Gigi Griffis, And the Trees Stare Back. This is not my usual sort of thing--creepy YA with eventual explanation--except for one major factor: it's set in the lead-up to the Singing Revolution in Estonia. Really great integration of historical setting and speculative concept, bonded hard with the characters, loved it. Most of the historical fiction I read has me reading through the cracks of my fingers, wincing at what I know is coming but the characters do not. This was the opposite, I spent the entire book super-excited for them.
Dave Hage and Josephine Marcotty, Sea of Grass: The Conquest, Ruin, and Redemption of the American Prairie. I am always disappointed to find out that I am already pretty expert in something, because I learn less that way. The American Prairie! Soil restoration, water conservation, habitats, farming...it turns out I already know quite a lot about this. Darn. If you don't, here's a good place to start.
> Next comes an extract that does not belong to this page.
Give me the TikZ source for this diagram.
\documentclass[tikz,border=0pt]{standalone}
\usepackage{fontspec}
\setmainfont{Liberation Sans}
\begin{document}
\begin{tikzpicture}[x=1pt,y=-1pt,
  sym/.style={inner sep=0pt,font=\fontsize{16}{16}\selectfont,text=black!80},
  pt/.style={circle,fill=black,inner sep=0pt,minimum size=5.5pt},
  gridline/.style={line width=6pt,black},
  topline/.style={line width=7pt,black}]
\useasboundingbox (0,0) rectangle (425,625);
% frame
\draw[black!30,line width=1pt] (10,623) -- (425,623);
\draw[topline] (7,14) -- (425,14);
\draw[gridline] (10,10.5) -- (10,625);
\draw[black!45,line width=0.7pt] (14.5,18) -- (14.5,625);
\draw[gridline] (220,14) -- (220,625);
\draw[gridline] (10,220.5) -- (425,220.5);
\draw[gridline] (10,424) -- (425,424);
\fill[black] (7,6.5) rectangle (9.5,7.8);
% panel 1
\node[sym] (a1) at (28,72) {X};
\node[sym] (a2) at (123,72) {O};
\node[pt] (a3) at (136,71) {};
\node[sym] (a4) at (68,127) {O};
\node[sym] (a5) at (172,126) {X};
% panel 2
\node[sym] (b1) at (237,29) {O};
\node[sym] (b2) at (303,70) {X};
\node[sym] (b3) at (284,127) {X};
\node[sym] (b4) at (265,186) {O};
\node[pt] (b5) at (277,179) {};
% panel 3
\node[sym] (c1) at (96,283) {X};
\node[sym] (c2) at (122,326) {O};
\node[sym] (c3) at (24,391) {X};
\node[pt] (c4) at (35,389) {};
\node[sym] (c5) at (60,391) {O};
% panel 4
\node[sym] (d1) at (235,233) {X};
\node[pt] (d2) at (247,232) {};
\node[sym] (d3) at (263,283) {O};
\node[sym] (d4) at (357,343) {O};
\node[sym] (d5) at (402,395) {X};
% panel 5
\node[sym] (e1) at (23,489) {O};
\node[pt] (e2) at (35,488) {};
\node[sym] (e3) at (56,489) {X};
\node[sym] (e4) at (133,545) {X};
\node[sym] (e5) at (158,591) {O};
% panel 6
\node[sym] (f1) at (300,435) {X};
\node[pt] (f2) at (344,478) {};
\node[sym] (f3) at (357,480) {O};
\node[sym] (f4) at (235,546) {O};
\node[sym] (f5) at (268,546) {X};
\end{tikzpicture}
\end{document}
John Lisle, Project Mind Control: Sidney Gottlieb, the CIA, and the Tragedy of MKULTRA. Ooooof. This is another "I saw it on the library's new books shelf" read for this fortnight, and its portrayal of CIA misbehavior was...not a surprise, but having this amount of detail on one project was...not cheering.
Ada Palmer, Inventing the Renaissance: The Myth of a Golden Age. If you internalized the idea that historians should be effaced as completely as possible from the writing of history, in the pretense that the history wrote itself really, this will not be the book for you. Ada Palmer is as major a factor in this book as Machiavelli or any of the Medicis. If, on the other hand, you enjoy Ada's classroom lecture voice, it comes through really clearly here. There are some places where I was clearly not her target audience--I honestly don't have a personal investment in what Machiavelli's personal religious stance was, so the chapter about why we want him to be an atheist was speaking to a "we" I am not in. Still, lots of interesting stuff here. Including, surprisingly, cantaloupes.
Jo Piazza, Everyone Is Lying to You. This is a thriller about social media influencers in the group that would have been called "Mommy bloggers" a generation ago, set in the Mountain West. It's very readable, and if you know anything about tradwife influencers you'll see lots of places where it's spot on. I think people who read a lot may find the twists less twisty, but it doesn't rely solely on twists for its appeal.
Joe Mungo Reed, Terrestrial History. I haven't had a satisfying generational epic in a long time. This one spans Earth and Mars, with point of view characters in four generations and multiple points on their partially shared timeline. My preferences would have been for more of everything, more all around--for a generational epic this is comparatively slim--but still very readable.
Sophy Roberts, A Training School for Elephants: Retracing a Curious Episode in the European Grab for Africa. The subtitle calls this a curious episode. It is instead a staggeringly depressing demonstration of how colonialism was fractally horrible. Zoom in a little closer! more horrors! hooray! No. Not hooray. And Roberts is clearly not claiming it is a cause for celebration, but...well. For me this microhistory was more upsetting than illuminating. Maybe I should stop looking at the new books shelf at the library for a minute.
Jessie L. Weston, The Three Days' Tournament: A Study in Romance and Folk-Lore. Kindle. Comparison and contrast of different appearances of a particular legend throughout western/northwestern Europe and England. Nostalgic for me because I used to read a lot more of this sort of thing.
Darcie Wilde, A Purely Private Matter, And Dangerous to Know, A Lady Compromised, A Counterfeit Suitor, and The Secret of the Lady's Maid. This is not all the Rosalind Thorne mysteries there are, but it's all the Rosalind Thorne mysteries my library had. If you like the first one, they are consistent, and I think you could probably start anywhere and find the situation and characters adequately explained. Regency mysteries! Do you want some of those? here they are.